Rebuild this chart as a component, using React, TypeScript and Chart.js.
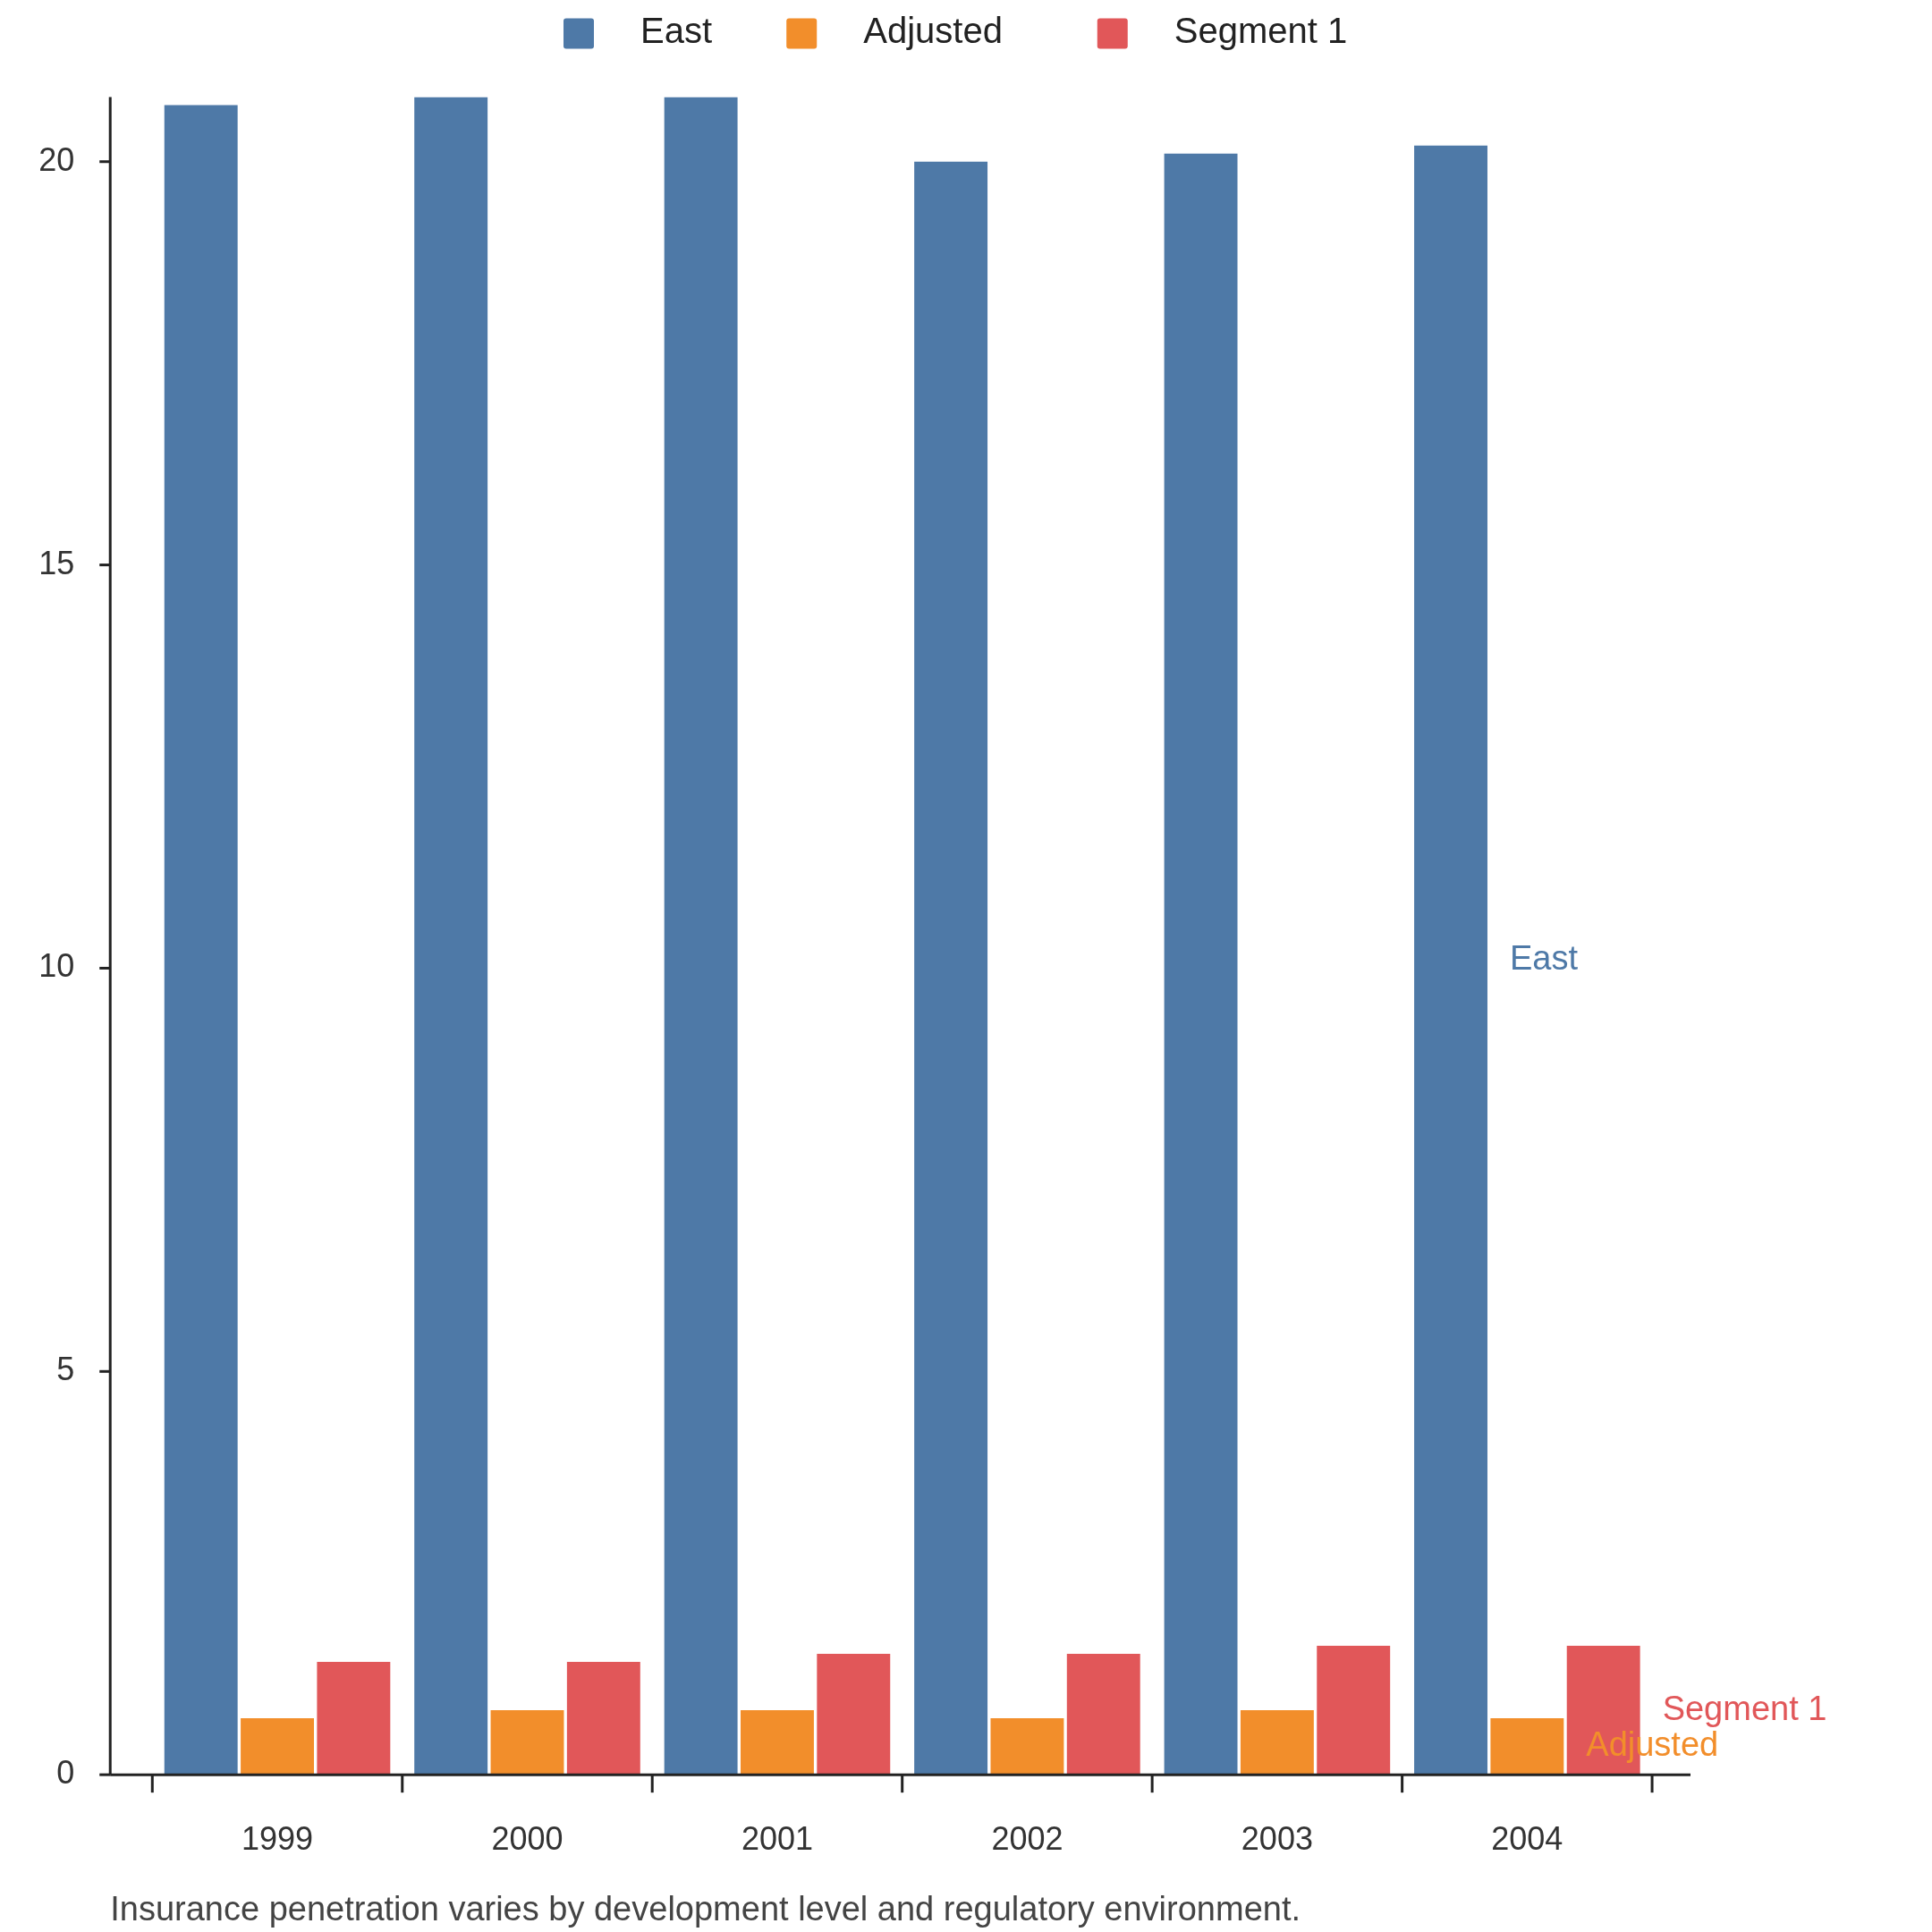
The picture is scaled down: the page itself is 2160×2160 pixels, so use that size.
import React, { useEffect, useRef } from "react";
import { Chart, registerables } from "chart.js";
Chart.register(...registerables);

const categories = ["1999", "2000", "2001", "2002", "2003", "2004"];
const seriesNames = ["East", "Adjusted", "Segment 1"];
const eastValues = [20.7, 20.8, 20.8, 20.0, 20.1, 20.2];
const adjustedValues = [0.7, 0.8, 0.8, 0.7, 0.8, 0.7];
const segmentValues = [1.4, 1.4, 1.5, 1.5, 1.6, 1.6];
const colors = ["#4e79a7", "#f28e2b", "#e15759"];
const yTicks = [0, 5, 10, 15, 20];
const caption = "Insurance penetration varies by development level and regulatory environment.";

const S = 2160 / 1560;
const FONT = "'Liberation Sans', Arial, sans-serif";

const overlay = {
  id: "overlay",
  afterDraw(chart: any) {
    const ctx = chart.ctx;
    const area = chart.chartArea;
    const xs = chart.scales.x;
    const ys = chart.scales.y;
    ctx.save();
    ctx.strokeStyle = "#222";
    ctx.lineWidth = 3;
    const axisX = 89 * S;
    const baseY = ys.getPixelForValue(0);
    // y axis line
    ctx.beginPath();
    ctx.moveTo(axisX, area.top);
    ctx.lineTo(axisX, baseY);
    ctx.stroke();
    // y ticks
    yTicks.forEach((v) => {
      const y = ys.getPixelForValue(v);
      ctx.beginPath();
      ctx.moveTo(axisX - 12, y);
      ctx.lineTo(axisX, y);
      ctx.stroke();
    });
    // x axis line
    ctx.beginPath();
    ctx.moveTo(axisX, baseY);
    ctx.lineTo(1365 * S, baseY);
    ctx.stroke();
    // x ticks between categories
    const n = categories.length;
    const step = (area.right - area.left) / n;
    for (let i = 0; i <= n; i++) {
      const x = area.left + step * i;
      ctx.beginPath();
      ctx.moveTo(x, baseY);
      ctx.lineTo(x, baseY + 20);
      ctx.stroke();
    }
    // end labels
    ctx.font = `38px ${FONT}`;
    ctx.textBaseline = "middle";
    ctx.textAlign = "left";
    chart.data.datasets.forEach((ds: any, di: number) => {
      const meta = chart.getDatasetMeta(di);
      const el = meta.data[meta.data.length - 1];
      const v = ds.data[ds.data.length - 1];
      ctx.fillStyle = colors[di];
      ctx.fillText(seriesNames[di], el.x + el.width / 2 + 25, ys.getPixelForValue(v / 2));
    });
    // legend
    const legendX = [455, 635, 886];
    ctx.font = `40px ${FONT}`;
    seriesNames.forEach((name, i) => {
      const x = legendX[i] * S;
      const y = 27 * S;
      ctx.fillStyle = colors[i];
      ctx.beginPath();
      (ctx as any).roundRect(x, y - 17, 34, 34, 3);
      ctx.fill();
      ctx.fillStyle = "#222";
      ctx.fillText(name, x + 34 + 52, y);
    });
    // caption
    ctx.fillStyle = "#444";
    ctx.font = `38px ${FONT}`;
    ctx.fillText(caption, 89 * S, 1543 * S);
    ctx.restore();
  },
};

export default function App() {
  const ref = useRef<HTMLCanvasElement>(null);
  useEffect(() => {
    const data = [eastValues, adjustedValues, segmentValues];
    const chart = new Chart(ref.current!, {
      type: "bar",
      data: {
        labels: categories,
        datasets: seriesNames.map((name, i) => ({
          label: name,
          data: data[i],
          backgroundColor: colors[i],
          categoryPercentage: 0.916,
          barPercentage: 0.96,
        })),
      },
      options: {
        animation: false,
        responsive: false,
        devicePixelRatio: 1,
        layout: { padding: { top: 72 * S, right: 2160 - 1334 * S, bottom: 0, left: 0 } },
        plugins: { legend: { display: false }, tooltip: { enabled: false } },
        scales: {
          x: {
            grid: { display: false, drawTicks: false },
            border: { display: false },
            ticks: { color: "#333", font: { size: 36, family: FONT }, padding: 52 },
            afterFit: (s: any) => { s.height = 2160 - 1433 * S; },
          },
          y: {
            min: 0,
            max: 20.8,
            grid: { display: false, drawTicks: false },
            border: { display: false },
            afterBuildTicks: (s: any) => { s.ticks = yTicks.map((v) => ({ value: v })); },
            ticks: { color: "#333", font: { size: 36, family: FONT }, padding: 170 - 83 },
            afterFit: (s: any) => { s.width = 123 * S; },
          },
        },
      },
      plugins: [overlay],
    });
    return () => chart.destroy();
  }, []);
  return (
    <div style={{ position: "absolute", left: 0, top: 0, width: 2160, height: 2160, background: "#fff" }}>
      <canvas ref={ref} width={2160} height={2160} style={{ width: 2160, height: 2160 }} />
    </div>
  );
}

• **Exercise details**: Every line above should be returned exactly; the pictures stay out.

• **The completed task**:
Rebuild this chart as a component, using React, TypeScript and Chart.js.
The picture is scaled down: the page itself is 2160×2160 pixels, so use that size.
import React, { useEffect, useRef } from "react";
import { Chart, registerables } from "chart.js";
Chart.register(...registerables);

const categories = ["1999", "2000", "2001", "2002", "2003", "2004"];
const seriesNames = ["East", "Adjusted", "Segment 1"];
const eastValues = [20.7, 20.8, 20.8, 20.0, 20.1, 20.2];
const adjustedValues = [0.7, 0.8, 0.8, 0.7, 0.8, 0.7];
const segmentValues = [1.4, 1.4, 1.5, 1.5, 1.6, 1.6];
const colors = ["#4e79a7", "#f28e2b", "#e15759"];
const yTicks = [0, 5, 10, 15, 20];
const caption = "Insurance penetration varies by development level and regulatory environment.";

const S = 2160 / 1560;
const FONT = "'Liberation Sans', Arial, sans-serif";

const overlay = {
  id: "overlay",
  afterDraw(chart: any) {
    const ctx = chart.ctx;
    const area = chart.chartArea;
    const xs = chart.scales.x;
    const ys = chart.scales.y;
    ctx.save();
    ctx.strokeStyle = "#222";
    ctx.lineWidth = 3;
    const axisX = 89 * S;
    const baseY = ys.getPixelForValue(0);
    // y axis line
    ctx.beginPath();
    ctx.moveTo(axisX, area.top);
    ctx.lineTo(axisX, baseY);
    ctx.stroke();
    // y ticks
    yTicks.forEach((v) => {
      const y = ys.getPixelForValue(v);
      ctx.beginPath();
      ctx.moveTo(axisX - 12, y);
      ctx.lineTo(axisX, y);
      ctx.stroke();
    });
    // x axis line
    ctx.beginPath();
    ctx.moveTo(axisX, baseY);
    ctx.lineTo(1365 * S, baseY);
    ctx.stroke();
    // x ticks between categories
    const n = categories.length;
    const step = (area.right - area.left) / n;
    for (let i = 0; i <= n; i++) {
      const x = area.left + step * i;
      ctx.beginPath();
      ctx.moveTo(x, baseY);
      ctx.lineTo(x, baseY + 20);
      ctx.stroke();
    }
    // end labels
    ctx.font = `38px ${FONT}`;
    ctx.textBaseline = "middle";
    ctx.textAlign = "left";
    chart.data.datasets.forEach((ds: any, di: number) => {
      const meta = chart.getDatasetMeta(di);
      const el = meta.data[meta.data.length - 1];
      const v = ds.data[ds.data.length - 1];
      ctx.fillStyle = colors[di];
      ctx.fillText(seriesNames[di], el.x + el.width / 2 + 25, ys.getPixelForValue(v / 2));
    });
    // legend
    const legendX = [455, 635, 886];
    ctx.font = `40px ${FONT}`;
    seriesNames.forEach((name, i) => {
      const x = legendX[i] * S;
      const y = 27 * S;
      ctx.fillStyle = colors[i];
      ctx.beginPath();
      (ctx as any).roundRect(x, y - 17, 34, 34, 3);
      ctx.fill();
      ctx.fillStyle = "#222";
      ctx.fillText(name, x + 34 + 52, y);
    });
    // caption
    ctx.fillStyle = "#444";
    ctx.font = `38px ${FONT}`;
    ctx.fillText(caption, 89 * S, 1543 * S);
    ctx.restore();
  },
};

export default function App() {
  const ref = useRef<HTMLCanvasElement>(null);
  useEffect(() => {
    const data = [eastValues, adjustedValues, segmentValues];
    const chart = new Chart(ref.current!, {
      type: "bar",
      data: {
        labels: categories,
        datasets: seriesNames.map((name, i) => ({
          label: name,
          data: data[i],
          backgroundColor: colors[i],
          categoryPercentage: 0.916,
          barPercentage: 0.96,
        })),
      },
      options: {
        animation: false,
        responsive: false,
        devicePixelRatio: 1,
        layout: { padding: { top: 72 * S, right: 2160 - 1334 * S, bottom: 0, left: 0 } },
        plugins: { legend: { display: false }, tooltip: { enabled: false } },
        scales: {
          x: {
            grid: { display: false, drawTicks: false },
            border: { display: false },
            ticks: { color: "#333", font: { size: 36, family: FONT }, padding: 52 },
            afterFit: (s: any) => { s.height = 2160 - 1433 * S; },
          },
          y: {
            min: 0,
            max: 20.8,
            grid: { display: false, drawTicks: false },
            border: { display: false },
            afterBuildTicks: (s: any) => { s.ticks = yTicks.map((v) => ({ value: v })); },
            ticks: { color: "#333", font: { size: 36, family: FONT }, padding: 170 - 83 },
            afterFit: (s: any) => { s.width = 123 * S; },
          },
        },
      },
      plugins: [overlay],
    });
    return () => chart.destroy();
  }, []);
  return (
    <div style={{ position: "absolute", left: 0, top: 0, width: 2160, height: 2160, background: "#fff" }}>
      <canvas ref={ref} width={2160} height={2160} style={{ width: 2160, height: 2160 }} />
    </div>
  );
}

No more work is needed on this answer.